Exercise description:
Check each line of the data below for the word "chart", then extract the ones that have it.

Part of a data file:
* * * * * * * * *

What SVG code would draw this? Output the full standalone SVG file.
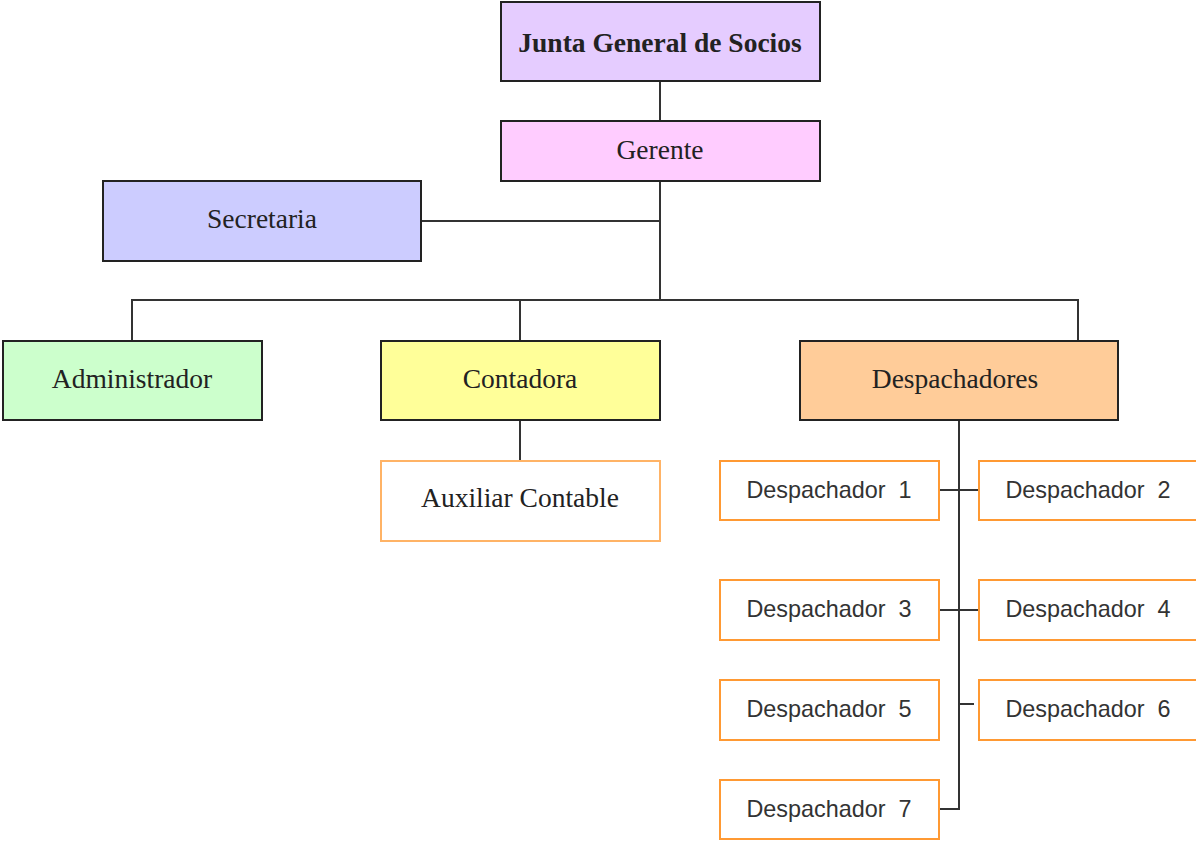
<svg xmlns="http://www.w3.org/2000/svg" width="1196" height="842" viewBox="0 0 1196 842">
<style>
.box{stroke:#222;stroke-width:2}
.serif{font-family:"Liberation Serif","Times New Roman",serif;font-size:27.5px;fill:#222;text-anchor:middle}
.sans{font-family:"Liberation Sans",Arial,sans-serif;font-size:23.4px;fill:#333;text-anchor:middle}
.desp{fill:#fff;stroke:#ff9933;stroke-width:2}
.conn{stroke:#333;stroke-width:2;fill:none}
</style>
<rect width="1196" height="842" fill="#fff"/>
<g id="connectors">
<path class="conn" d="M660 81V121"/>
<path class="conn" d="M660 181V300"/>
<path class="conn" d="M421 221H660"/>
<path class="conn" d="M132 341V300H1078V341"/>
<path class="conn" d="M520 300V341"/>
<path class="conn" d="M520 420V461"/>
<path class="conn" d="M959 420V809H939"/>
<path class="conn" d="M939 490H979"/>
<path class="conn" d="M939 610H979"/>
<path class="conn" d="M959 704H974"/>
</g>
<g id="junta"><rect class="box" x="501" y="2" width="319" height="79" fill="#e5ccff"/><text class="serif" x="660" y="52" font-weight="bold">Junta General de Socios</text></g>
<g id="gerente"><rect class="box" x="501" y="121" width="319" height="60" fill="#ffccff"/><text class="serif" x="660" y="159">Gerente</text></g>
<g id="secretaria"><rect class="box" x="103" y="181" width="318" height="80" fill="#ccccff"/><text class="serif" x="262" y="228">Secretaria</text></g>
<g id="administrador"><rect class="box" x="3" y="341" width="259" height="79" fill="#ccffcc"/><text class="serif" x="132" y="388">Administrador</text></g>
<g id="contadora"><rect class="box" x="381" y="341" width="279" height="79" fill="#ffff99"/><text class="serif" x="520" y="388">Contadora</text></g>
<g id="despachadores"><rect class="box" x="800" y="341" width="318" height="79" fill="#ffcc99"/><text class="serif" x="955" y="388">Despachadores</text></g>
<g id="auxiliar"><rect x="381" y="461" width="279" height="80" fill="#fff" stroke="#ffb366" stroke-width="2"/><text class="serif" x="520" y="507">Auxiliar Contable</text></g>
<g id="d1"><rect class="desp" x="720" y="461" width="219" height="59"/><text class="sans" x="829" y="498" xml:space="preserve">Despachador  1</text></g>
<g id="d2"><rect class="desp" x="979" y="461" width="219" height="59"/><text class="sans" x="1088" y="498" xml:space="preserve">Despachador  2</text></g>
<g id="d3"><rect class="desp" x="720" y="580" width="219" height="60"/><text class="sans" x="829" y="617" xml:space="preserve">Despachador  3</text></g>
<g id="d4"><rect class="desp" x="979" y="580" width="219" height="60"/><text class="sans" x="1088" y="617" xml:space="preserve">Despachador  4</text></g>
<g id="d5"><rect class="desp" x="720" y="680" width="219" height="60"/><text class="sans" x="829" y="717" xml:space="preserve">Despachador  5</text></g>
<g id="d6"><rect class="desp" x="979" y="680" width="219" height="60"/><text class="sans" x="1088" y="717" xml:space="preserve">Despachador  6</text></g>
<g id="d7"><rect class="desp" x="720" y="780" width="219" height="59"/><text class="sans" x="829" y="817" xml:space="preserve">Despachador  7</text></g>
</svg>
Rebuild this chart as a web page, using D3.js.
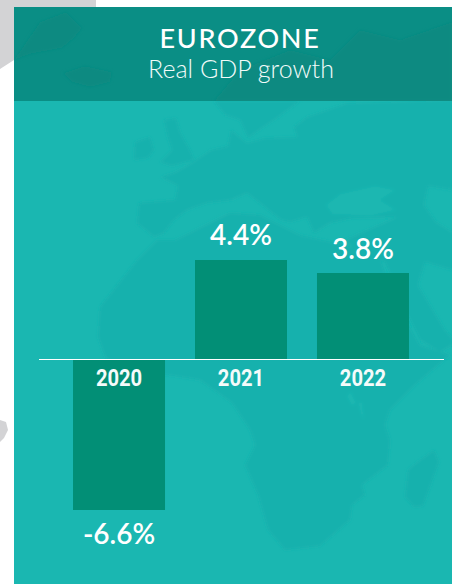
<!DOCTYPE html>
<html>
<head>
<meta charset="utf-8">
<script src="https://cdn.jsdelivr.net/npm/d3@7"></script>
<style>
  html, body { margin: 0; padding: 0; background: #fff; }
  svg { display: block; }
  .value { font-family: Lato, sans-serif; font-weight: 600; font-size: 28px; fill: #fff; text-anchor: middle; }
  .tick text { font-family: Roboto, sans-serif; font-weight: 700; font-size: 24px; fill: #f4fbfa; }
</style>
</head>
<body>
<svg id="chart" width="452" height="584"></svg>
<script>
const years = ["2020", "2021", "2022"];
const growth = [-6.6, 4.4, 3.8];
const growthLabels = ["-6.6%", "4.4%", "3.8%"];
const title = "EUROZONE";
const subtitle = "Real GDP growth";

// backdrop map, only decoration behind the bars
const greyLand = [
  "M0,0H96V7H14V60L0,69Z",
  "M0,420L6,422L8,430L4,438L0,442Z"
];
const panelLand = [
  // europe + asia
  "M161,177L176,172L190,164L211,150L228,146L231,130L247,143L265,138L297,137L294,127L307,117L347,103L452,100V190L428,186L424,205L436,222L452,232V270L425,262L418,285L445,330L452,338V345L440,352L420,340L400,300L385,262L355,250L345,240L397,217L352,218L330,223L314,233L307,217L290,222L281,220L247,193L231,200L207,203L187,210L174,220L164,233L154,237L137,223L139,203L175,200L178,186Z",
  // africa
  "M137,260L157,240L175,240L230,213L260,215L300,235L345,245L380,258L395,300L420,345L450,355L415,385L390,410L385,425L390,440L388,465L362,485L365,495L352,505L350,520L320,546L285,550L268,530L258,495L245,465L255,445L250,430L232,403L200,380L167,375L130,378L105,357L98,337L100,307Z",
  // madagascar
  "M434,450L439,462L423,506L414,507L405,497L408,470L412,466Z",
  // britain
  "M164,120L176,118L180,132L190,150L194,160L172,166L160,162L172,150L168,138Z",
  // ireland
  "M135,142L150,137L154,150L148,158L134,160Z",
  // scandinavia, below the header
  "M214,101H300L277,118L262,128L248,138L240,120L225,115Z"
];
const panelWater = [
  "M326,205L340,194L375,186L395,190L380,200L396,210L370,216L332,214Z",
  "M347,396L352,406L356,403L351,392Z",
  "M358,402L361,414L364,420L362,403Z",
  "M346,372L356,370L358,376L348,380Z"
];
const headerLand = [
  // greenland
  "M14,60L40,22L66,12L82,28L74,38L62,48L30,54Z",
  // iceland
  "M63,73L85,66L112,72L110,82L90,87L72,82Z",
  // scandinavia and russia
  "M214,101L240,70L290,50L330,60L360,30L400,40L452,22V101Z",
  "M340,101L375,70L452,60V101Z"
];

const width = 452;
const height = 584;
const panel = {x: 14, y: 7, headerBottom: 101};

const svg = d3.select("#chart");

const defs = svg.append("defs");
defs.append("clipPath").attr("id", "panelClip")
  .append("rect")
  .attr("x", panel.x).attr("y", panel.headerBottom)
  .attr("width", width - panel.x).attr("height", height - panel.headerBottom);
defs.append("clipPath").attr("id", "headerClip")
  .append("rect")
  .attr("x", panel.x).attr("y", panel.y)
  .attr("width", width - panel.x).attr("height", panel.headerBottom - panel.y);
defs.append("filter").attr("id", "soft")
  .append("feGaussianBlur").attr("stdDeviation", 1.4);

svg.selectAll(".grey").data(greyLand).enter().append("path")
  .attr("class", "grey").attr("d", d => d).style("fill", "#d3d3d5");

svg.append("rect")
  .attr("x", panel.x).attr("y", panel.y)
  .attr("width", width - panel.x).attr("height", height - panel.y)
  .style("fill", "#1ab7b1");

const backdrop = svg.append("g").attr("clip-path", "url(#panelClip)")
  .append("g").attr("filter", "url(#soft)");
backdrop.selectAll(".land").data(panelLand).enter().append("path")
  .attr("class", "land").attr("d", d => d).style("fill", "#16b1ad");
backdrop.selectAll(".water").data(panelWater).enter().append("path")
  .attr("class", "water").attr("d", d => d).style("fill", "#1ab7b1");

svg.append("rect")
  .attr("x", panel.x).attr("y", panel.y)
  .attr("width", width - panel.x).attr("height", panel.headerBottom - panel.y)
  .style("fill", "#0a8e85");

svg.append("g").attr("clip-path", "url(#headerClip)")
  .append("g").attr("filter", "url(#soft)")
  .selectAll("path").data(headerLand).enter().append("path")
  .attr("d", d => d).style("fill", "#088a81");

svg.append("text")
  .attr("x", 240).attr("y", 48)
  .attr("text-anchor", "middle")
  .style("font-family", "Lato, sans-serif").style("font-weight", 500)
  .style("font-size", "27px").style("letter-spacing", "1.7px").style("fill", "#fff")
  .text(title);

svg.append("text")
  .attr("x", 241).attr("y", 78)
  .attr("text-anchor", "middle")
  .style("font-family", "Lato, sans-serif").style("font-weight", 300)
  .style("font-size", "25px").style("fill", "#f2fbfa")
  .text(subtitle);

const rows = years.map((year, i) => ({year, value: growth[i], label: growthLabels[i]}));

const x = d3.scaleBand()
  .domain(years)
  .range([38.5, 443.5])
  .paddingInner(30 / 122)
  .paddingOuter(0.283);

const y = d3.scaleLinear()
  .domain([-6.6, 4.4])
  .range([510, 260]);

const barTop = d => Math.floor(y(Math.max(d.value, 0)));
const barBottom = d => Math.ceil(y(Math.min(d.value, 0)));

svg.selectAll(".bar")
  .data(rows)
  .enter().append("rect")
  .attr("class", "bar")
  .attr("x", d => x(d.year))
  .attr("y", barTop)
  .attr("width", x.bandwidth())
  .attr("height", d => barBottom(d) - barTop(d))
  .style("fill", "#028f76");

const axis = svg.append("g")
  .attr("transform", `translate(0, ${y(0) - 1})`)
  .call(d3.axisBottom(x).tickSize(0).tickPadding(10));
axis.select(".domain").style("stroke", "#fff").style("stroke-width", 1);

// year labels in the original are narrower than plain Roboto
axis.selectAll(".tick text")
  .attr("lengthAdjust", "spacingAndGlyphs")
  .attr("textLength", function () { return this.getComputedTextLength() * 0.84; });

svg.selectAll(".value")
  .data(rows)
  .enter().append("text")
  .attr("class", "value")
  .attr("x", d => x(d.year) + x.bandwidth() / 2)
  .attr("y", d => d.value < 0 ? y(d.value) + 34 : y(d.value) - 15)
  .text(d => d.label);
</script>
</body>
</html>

* * * * * * * * *

Exercise output:
Rebuild this chart as a web page, using D3.js.
<svg id="chart" width="452" height="584"></svg>
const svg = d3.select("#chart");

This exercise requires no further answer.